# Max weight limit for most UK strollers



## tu123

Hi peeps.

My LO is nearly 14kgs at just 11mths and very long.

My pushchairs advise a max child weight of 15kgs.

Apart from Phil and Teds and Baby Jogger most UK pushchairs seem to only go up to 15kgs. I have found a few heavy duty joggers and strollers from other parts of Europe that can go to 18 or 20kgs.

I just dont want to spend £300 min right now on replacing a pushchair.

Any of you still using your pushchair over 15kgs?

Anyone know of some cheap parent facing pushachairs apart from P and T and BJ?

I have searched all the well known UK brands and they are all 15kgs:-(

Thank you!


----------



## Floralaura

My LO was 30lbs at 12mths and is still around there at 20mths so borders 15kg and it over 9ocm tall (so rather tall too)..chances are your LO wont get any heavier..just even taller. Which is what I assumed with mine and its been true. 
We have a XT which is up to 15kg and its been fine..also had a luna, a apple, a dazzle and a pop whilst he has been bordering 15kg and all have been fine with him in it..I have found the XT to be best due to the back being longer so he has head room and its wide enough for him too. I would say avoid the pop as its not wide and makes them look like they are really squashed and the apple as it has a short back so his head was touching the hood..x


----------



## tu123

Floralaura said:


> My LO was 30lbs at 12mths and is still around there at 20mths so borders 15kg and it over 9ocm tall (so rather tall too)..chances are your LO wont get any heavier..just even taller. Which is what I assumed with mine and its been true.
> We have a XT which is up to 15kg and its been fine..also had a luna, a apple, a dazzle and a pop whilst he has been bordering 15kg and all have been fine with him in it..I have found the XT to be best due to the back being longer so he has head room and its wide enough for him too. I would say avoid the pop as its not wide and makes them look like they are really squashed and the apple as it has a short back so his head was touching the hood..x

Thanks hun!

The XTs look really comfy with the wider seat. Lil looks squished in my cheapie standard stroller. She still has width room in my Jane pushchair but her legs are at the bottom and head almost at the top. This pushchair is even bigger then the Bugaboo.

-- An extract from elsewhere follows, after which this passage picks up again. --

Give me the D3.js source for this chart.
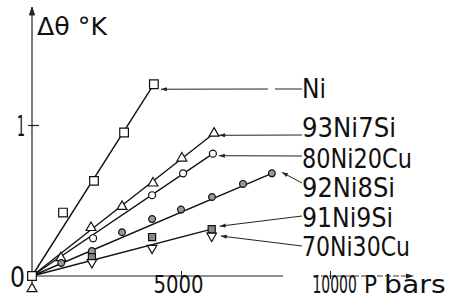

I wish i knew everything i know now before she was born!

Good to know your LO has calmed down in weight gain!

I just keep imagining the chassis will snap on me whilst out or something!


----------



## Floralaura

I used to think my LO would end up looking like a buddah he was that chubby lol..I look back on pics and am amazed lol. He has just gone upwards for the past 10mths now so is still off the charts for height and weight but is in proportion (ok for a Child much older but hey ho!)
The XT is fab, even with him in it I can push one handed..the frame isnt heavy so its easy to lug LO and the frame onto buses, it can be lay right down so great for naps (And its suitable from birth so I can keep it for the next), it has reflective strips all over so stands out in the dark so great for winter, I have had about 15 prams with LO and this is the 2nd longest one I have had and I wont be getting another for him now as I love this so much..I have the 2011 model and got mine 2nd hand (but like new) for £100 posted but you can get them cheaper on ebay. x


----------



## Bexx

Hun, the reason most UK pushchairs only specify 15kg is because that's the maximimum limit they are tested to in the UK. It's quite likely that they will take a larger weight, they are just not legally allowed to say so.

I would suggest you narrow down any pushchairs you are interested in and then contact the manufacturer and ask. If you have a look at the same pushchairs for sale in the USA, you may find they have a higher weight limit - this is because the USA routinely tests pushchairs until they literally break!

For example, I own a Baby Jogger Summit XC. It's listed in the UK as taking up to 15kg, but US sites list it as up to a whopping 35kg! I spoke to a BJ specialist retailer who told me about the UK vs US weight limits I've mentioned above.

Hope this helps. :)


----------



## tu123

Bexx said:


> Hun, the reason most UK pushchairs only specify 15kg is because that's the maximimum limit they are tested to in the UK. It's quite likely that they will take a larger weight, they are just not legally allowed to say so.
> 
> I would suggest you narrow down any pushchairs you are interested in and then contact the manufacturer and ask. If you have a look at the same pushchairs for sale in the USA, you may find they have a higher weight limit - this is because the USA routinely tests pushchairs until they literally break!
> 
> For example, I own a Baby Jogger Summit XC. It's listed in the UK as taking up to 15kg, but US sites list it as up to a whopping 35kg! I spoke to a BJ specialist retailer who told me about the UK vs US weight limits I've mentioned above.
> 
> Hope this helps. :)

Wow! Really! I had no idea!


----------



## RachA

I've had two that i've had an over 15kg child in. The one i used most is a Mama's and Papa's Aria - unfortunately you can only get them 2nd hand now but worth it if you can pick one up from ebay or the like - we actually had two of those we like them so much.
The other one we had - or rather have - is a MaxiCosi Loola - we've only recently got it but i gave my son a trial run in it as on the odd occasion we may need him to go in it - he's 4 now and no idea what he weighs apart from heavy!!


----------



## tu123

Thanks Peeps

Think i will go for this though:-
https://www.kiddicare.com/webapp/wcs/stores/servlet/productdisplayA_37_10751_-1_14552_126010_10001_

It takes a child up to 55lbs and has an XXL seat. And a fraction of the price of a Phil and Teds. I think il do an extra shift at work to cover it:thumbup:

She just look so squished!

I look the look of the Loolas too-they certainly seem wider than other pushchairs.


----------